Dessert and hagiography
At 6:30pm, the start time on our tickets, the cast pushed our benches up to the table and served us little cakes: Saint Agatha’s breasts, with a dark cherry for a nipple. The Italian woman in our ear explained how they were made, while in the background we heard the sounds of the sea. Saint Agatha of Sicily is the patron saint of rape survivors. In the hagiography she was a virgin who pledged herself to god. When she refused a powerful man’s advances, he had her thrown into a brothel and tortured, including ripping off her breasts (thus those cherry-nippled cakes).
Callie Ritter gave a powerful performance as Agatha. In a long white sleep kaftan (Saint Agatha’s sleep dress is a relic preserved in Sicily), she stepped from table to table trying to escape the wealthy Salvatore (Antony Bolante). In this version of the story, she hides a pregnancy. She will save her daughter by giving her away.
This is a metaphor, the voice in the headphones told us, as a present-day mother (another Agatha) wondered about the child she gave up.

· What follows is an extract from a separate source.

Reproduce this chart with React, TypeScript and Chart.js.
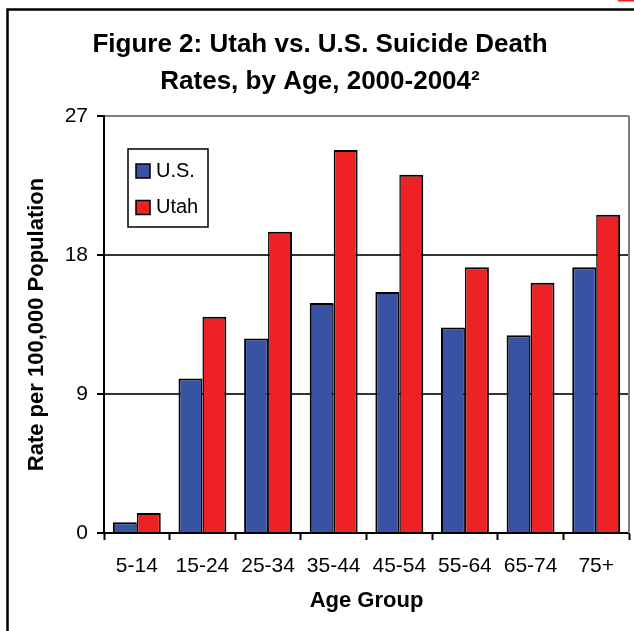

The daughter yearned for her mother and dreamed of green tiles, wondering if they are memories. A man sexually assaulted her, and she drove him home afterward. As you do. We meditated on being invisible as the mother and daughter wondered where in the world the other had gone. The dancers wore pale tees and wide-legged pants (costumes by director Tracey Sunderland and DJ Fogel), and the dancing was full of close embraces, heads resting on shoulders, daughters in search of a mother’s comfort, and that one good man who seems to be as mythic as the martyred saint.
Just one piece
Home is Boise, Idaho; the dancers showed off their cowgirl sass on the tabletops, but admitted to hipster coffee bars there, too. Slowly the voice drew us out of the spell she had woven around the damaged souls in the story and the audience. The applause was tentative, the first sound we had shared since walking into the theater. It felt like an intrusion, and we hadn’t quite let go of those inner voices. To take nothing away from the good work I’ve seen during Fringe this year, if I could see just one piece, it would be Another Agatha.
What, When, Where
Another Agatha: a Myth of Perception. By Tracy Sunderland and Sarah Gardner, directed by Tracy Sunderland. Through September 19, 2019. (215) 413-1318 or fringearts.com.
Vox Populi requires advance notice to provide a portable ramp, and its elevator cannot accommodate all wheelchairs. Audience members sit on wooden benches during the performance.